The Fartiste
nytheatre.com review by Tim Cusack
August 13, 2006
"Art isn't easy," Stephen Sondheim famously observed in Sunday in the Park with George, his musical drama about the great French pointillist painter Georges Seurat, and Sondheim was very much in mind while watching Charlie Schulman and Michael Roberts's dramatization of the life of the French music hall performer Joseph Pujol. Like the divine Stevie, the creators of this musical biography are invested in examining the life of a misapprehended genius, mapping out the ways in which his highly idiosyncratic vision clashes with the realities of life. And coincidently in both pieces, the professions of artist, who feeds the soul, and baker, who feeds the body, are set in opposition to each other. The problem is Sondheim chose as his subject an artist whose importance no one would now dispute. Schulman and Roberts, on the other hand, have made the decision to devote considerable time and creative effort to memorializing a man who could "expel an almost infinite quantity of odorless gas" from his anus in a controlled fashion—in other words, a "fartiste." This leaves the audience in an impossible position—unable to take Pujol's "work" seriously, it becomes harder and harder to sympathize with his desperation to be recognized as a classical musician as the show progresses.

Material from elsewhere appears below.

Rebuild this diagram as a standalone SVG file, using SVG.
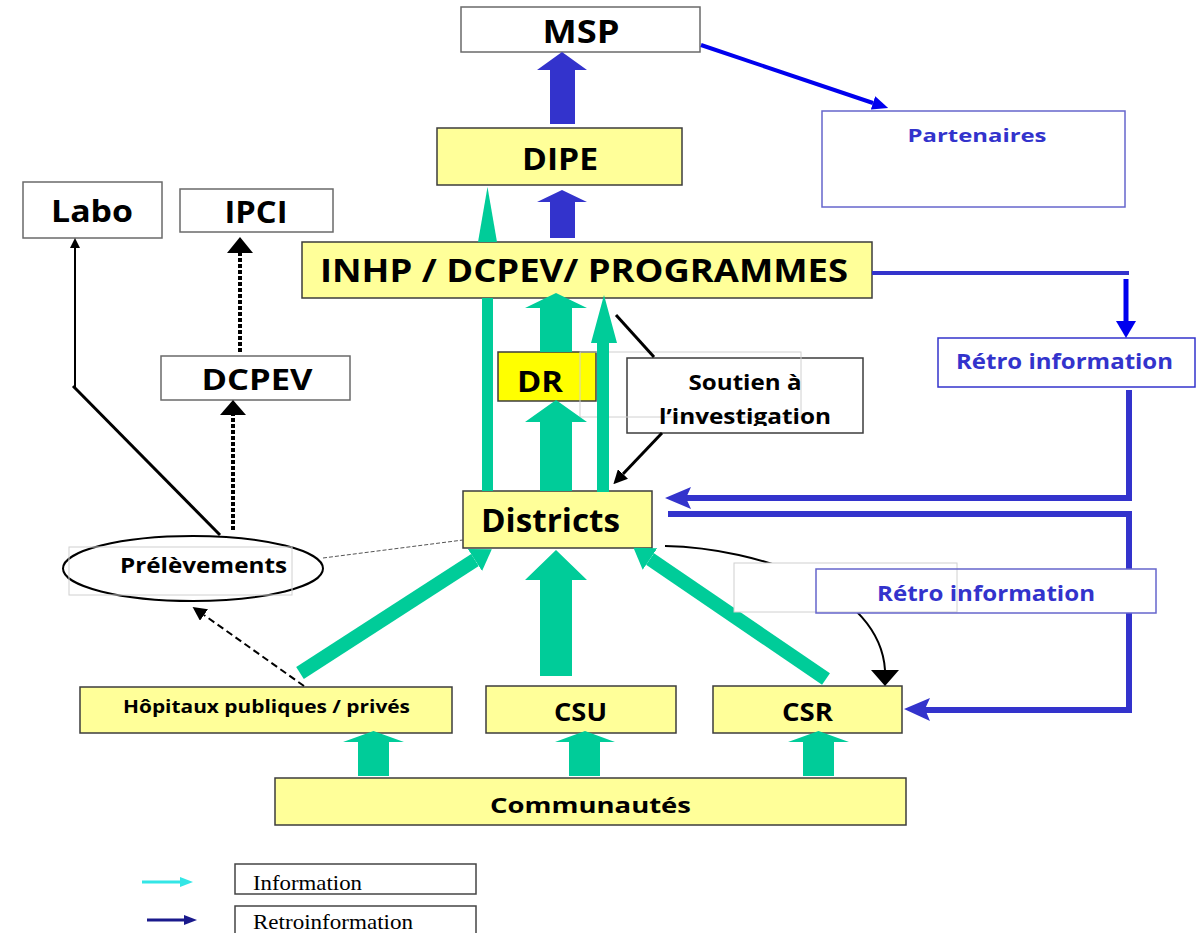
<svg xmlns="http://www.w3.org/2000/svg" width="1203" height="933" viewBox="0 0 1203 933">
<style>
.t{font-family:"Open Sans","Liberation Sans",sans-serif;font-weight:700;fill:#000;text-anchor:middle}
.b{fill:#3333cc}
.y{fill:#ffff99;stroke:#3c3c3c;stroke-width:1.5}
.w{fill:#fff;stroke:#6a6a6a;stroke-width:1.5}
.faint{fill:none;stroke:#d0d0d0;stroke-width:1}
.g{fill:#00cc99}
.bl{fill:none;stroke:#3333cc;stroke-width:6}
.k{fill:#000}
.leg{font-family:"Liberation Serif","Times New Roman",serif;font-size:21px;fill:#000}
</style>
<defs>
<marker id="hk" markerWidth="10" markerHeight="10" refX="0" refY="5" orient="auto" markerUnits="userSpaceOnUse" viewBox="0 0 10 10"><path d="M0,0 L10,5 L0,10 z" fill="#000"/></marker>
<marker id="hk2" markerWidth="14" markerHeight="14" refX="0" refY="7" orient="auto" markerUnits="userSpaceOnUse" viewBox="0 0 14 14"><path d="M0,0 L14,7 L0,14 z" fill="#000"/></marker>
<marker id="hg" markerWidth="20" markerHeight="26" refX="0" refY="13" orient="auto" markerUnits="userSpaceOnUse" viewBox="0 0 20 26"><path d="M0,0 L20,13 L0,26 z" fill="#00cc99"/></marker>
<marker id="hb" markerWidth="16" markerHeight="14" refX="0" refY="7" orient="auto" markerUnits="userSpaceOnUse" viewBox="0 0 16 14"><path d="M0,0 L16,7 L0,14 z" fill="#0000ee"/></marker>
<clipPath id="clipS"><rect x="627" y="358" width="236" height="68"/></clipPath>
<clipPath id="clipL"><rect x="235" y="864" width="241" height="26"/></clipPath>
</defs>

<g id="nodes">
<g id="msp"><rect class="w" x="461" y="7" width="239" height="45"/><text class="t" x="581" y="43" font-size="32" textLength="77" lengthAdjust="spacingAndGlyphs">MSP</text></g>
<g id="dipe"><rect class="y" x="437" y="128" width="245" height="57"/><text class="t" x="560" y="170" font-size="31" textLength="76" lengthAdjust="spacingAndGlyphs">DIPE</text></g>
<g id="partenaires"><rect x="822" y="111" width="303" height="96" fill="#fff" stroke="#6666cc" stroke-width="1.5"/><text class="t b" x="977" y="142" font-size="18" textLength="139" lengthAdjust="spacingAndGlyphs">Partenaires</text></g>
<g id="labo"><rect class="w" x="23" y="182" width="139" height="56"/><text class="t" x="92" y="222" font-size="30" textLength="82" lengthAdjust="spacingAndGlyphs">Labo</text></g>
<g id="ipci"><rect class="w" x="180" y="189" width="153" height="43"/><text class="t" x="256" y="223" font-size="30" textLength="63" lengthAdjust="spacingAndGlyphs">IPCI</text></g>
<g id="inhp"><rect class="y" x="302" y="242" width="570" height="56"/><text class="t" x="584" y="282" font-size="33" textLength="528" lengthAdjust="spacingAndGlyphs">INHP / DCPEV/ PROGRAMMES</text></g>
<g id="dcpev"><rect class="w" x="161" y="356" width="189" height="44"/><text class="t" x="257" y="390" font-size="28" textLength="111" lengthAdjust="spacingAndGlyphs">DCPEV</text></g>
<g id="dr"><rect x="498" y="352" width="98" height="49" fill="#ffff00" stroke="#3c3c3c" stroke-width="1.5"/><text class="t" x="540" y="392" font-size="28" textLength="46" lengthAdjust="spacingAndGlyphs">DR</text></g>
<g id="soutien"><rect x="627" y="358" width="236" height="75" fill="#fff" stroke="#3c3c3c" stroke-width="1.5"/><rect class="faint" x="580" y="352" width="221" height="65"/><g clip-path="url(#clipS)"><text class="t" x="745" y="390" font-size="21" textLength="113" lengthAdjust="spacingAndGlyphs">Soutien à</text><text class="t" x="745" y="424" font-size="21" textLength="172" lengthAdjust="spacingAndGlyphs">l’investigation</text></g></g>
<g id="retro1"><rect x="938" y="338" width="257" height="49" fill="#fff" stroke="#3333cc" stroke-width="1.5"/><text class="t b" x="1064.5" y="369" font-size="22" textLength="217" lengthAdjust="spacingAndGlyphs">Rétro information</text></g>
<g id="districts"><rect class="y" x="463" y="491" width="189" height="57"/><text class="t" x="550.5" y="532" font-size="32" textLength="139" lengthAdjust="spacingAndGlyphs">Districts</text></g>
<g id="prelevements"><ellipse cx="193" cy="568.5" rx="130" ry="32.5" fill="#fff" stroke="#000" stroke-width="2"/><rect class="faint" x="69" y="547" width="223" height="48"/><text class="t" x="203.5" y="573" font-size="21" textLength="167" lengthAdjust="spacingAndGlyphs">Prélèvements</text></g>
<g id="hopitaux"><rect class="y" x="80" y="687" width="372" height="46"/><text class="t" x="266.5" y="713" font-size="17" textLength="287" lengthAdjust="spacingAndGlyphs">Hôpitaux publiques / privés</text></g>
<g id="csu"><rect class="y" x="486" y="686" width="190" height="47"/><text class="t" x="580.5" y="721" font-size="25" textLength="53" lengthAdjust="spacingAndGlyphs">CSU</text></g>
<g id="csr"><rect class="y" x="713" y="686" width="189" height="47"/><text class="t" x="807.5" y="721" font-size="25" textLength="51" lengthAdjust="spacingAndGlyphs">CSR</text></g>
<g id="communautes"><rect class="y" x="275" y="778" width="631" height="47"/><text class="t" x="590.5" y="813" font-size="22" textLength="201" lengthAdjust="spacingAndGlyphs">Communautés</text></g>
<g id="legend-info"><rect x="235" y="864" width="241" height="30" fill="#fff" stroke="#444" stroke-width="1.5"/><g clip-path="url(#clipL)"><text class="leg" x="253" y="890" textLength="109" lengthAdjust="spacingAndGlyphs">Information</text></g></g>
<g id="legend-retro"><rect x="235" y="906" width="241" height="40" fill="#fff" stroke="#444" stroke-width="1.5"/><text class="leg" x="253" y="929" textLength="160" lengthAdjust="spacingAndGlyphs">Retroinformation</text></g>
</g>

<g id="connectors">
<polygon class="b" points="550,124 550,70 537,70 562,52 587,70 575,70 575,124"/>
<polygon class="b" points="550,238 550,202 537,202 562,190 587,202 575,202 575,238"/>
<line x1="701" y1="45" x2="873" y2="103" stroke="#0000ee" stroke-width="4" marker-end="url(#hb)"/>
<rect class="g" x="482" y="298" width="11" height="193"/>
<polygon class="g" points="478,242 497,242 487.5,187"/>
<polygon class="g" points="540,352 540,308 525,308 556,293 587,308 572,308 572,352"/>
<polygon class="g" points="540,491 540,422 525,422 556,400 587,422 572,422 572,491"/>
<polygon class="g" points="597,492 597,343 591,343 604,295 617,343 609,343 609,492"/>
<line x1="616" y1="315" x2="654" y2="357" stroke="#000" stroke-width="3"/>
<line x1="662" y1="433" x2="623" y2="474" stroke="#000" stroke-width="3" marker-end="url(#hk2)"/>
<line x1="872" y1="273" x2="1129" y2="273" stroke="#3333cc" stroke-width="4"/>
<line x1="1126" y1="279" x2="1126" y2="323" stroke="#0000ee" stroke-width="5"/>
<polygon points="1116,321 1136,321 1126,338" fill="#0000ee"/>
<polyline class="bl" points="1129,390 1129,498 686,498"/>
<polygon class="b" points="665,498 691,487 686,498 691,509"/>
<polyline class="bl" points="668,514 1129,514 1129,710 920,710"/>
<polygon class="b" points="904,709 930,698 925,709 930,721"/>
<line x1="300" y1="673" x2="475" y2="560" stroke="#00cc99" stroke-width="14" marker-end="url(#hg)"/>
<line x1="826" y1="679" x2="650" y2="559" stroke="#00cc99" stroke-width="14" marker-end="url(#hg)"/>
<polygon class="g" points="540,676 540,580 525,580 556,550 587,580 572,580 572,676"/>
<polygon class="g" points="358,776 358,742 343,742 373.5,731 404,742 389,742 389,776"/>
<polygon class="g" points="569,776 569,742 555,742 585,731 615,742 600,742 600,776"/>
<polygon class="g" points="803,776 803,742 788,742 818.5,731 849,742 834,742 834,776"/>
<path d="M665,546 C760,548 880,590 885,670" fill="none" stroke="#000" stroke-width="2"/>
<polygon class="k" points="871,670 899,670 885,686"/>
<line x1="75" y1="387" x2="75" y2="248" stroke="#000" stroke-width="2" marker-end="url(#hk)"/>
<line x1="73" y1="386" x2="220" y2="535" stroke="#000" stroke-width="3"/>
<line x1="240" y1="352" x2="240" y2="253" stroke="#000" stroke-width="4" stroke-dasharray="4,2"/>
<polygon class="k" points="227,253 253,253 240,237"/>
<line x1="233" y1="530" x2="233" y2="415" stroke="#000" stroke-width="4" stroke-dasharray="4,2"/>
<polygon class="k" points="220,415 246,415 233,400"/>
<line x1="304" y1="686" x2="204" y2="615" stroke="#000" stroke-width="2" stroke-dasharray="7,4" marker-end="url(#hk2)"/>
<line x1="323" y1="558" x2="463" y2="540" stroke="#555" stroke-width="1" stroke-dasharray="4,2"/>
<line x1="142" y1="882" x2="181" y2="882" stroke="#33e6e6" stroke-width="3"/>
<polygon points="180,877 193,882 180,887" fill="#33e6e6"/>
<line x1="147" y1="920" x2="185" y2="920" stroke="#1a1a8c" stroke-width="3"/>
<polygon points="184,915 197,920 184,925" fill="#1a1a8c"/>
</g>

<g id="retro2">
<rect x="734" y="563" width="223" height="49" fill="#fff"/>
<rect x="816" y="569" width="340" height="44" fill="#fff"/>
<rect class="faint" x="734" y="563" width="223" height="49"/>
<rect x="816" y="569" width="340" height="44" fill="none" stroke="#6666cc" stroke-width="1.5"/>
<text class="t b" x="986" y="601" font-size="22" textLength="218" lengthAdjust="spacingAndGlyphs">Rétro information</text>
</g>
</svg>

Which isn't to say that The Fartiste is without its charms: Deftly sketching Pujol's life in Paris (he started as a baker in Marseilles and returned to that profession upon his retirement from the Moulin Rouge), the creators have cannily set the entire action in that infamous Montmartre nightclub. Inventively staged by John Gould Rubin using cane-backed chairs and little else, the story of Pujol's rise from obscurity to the heights of celebrity follows the classic show-biz trajectory, except in this case it's wittily danced by a chorus of can-can girls (choreography by Richard Move) and narrated by Aristide Bruant (the excellent Nick Wyman). Leaving his bourgeois wife (Rebecca Kupka) behind, Pujol arrives in Paris and auditions for Charles Zidler (Jim Conti), the Moulin Rouge's owner. Pujol convinces the businessman to give him a spot on the next evening's bill. Needless to say, he slays the audience (quite literally), thus birthing a new star from his anal canal. Fending off the attentions of La Goulue, the nightclub's leading chanteuse (the spirited Lyn Philistine), he manages to remain faithful to his wife, while becoming the biggest draw in all of France.
And then he blows everything on a pretentious act of hubris. Or rather, the cold, cruel world of show business crushes this original's artistic dream. It's kind of hard to know exactly what the creators' position is on all of this. The final number exhorting the audience to follow our dreams like Pujol only further confuses matters: develop a freakish skill and then exploit it for all it's worth? devote oneself to the lifelong perfection of an art form, regardless of financial success? become a successful entrepreneur and have lots of children and a doting wife? Who knows, since any of these possibilities could apply to the title character.
What isn't confusing if the consummate skill of the cast—all of whom are uniformly excellent. But the evening undisputedly belongs to Kevin Kraft and Steven Scott. Kraft provides the hilarious contortions and earnest, unsmiling demeanor of Pujol; Scott contributes the equally hilarious sound effects on microphone. Together they turn a one-joke character into an endless source of delight.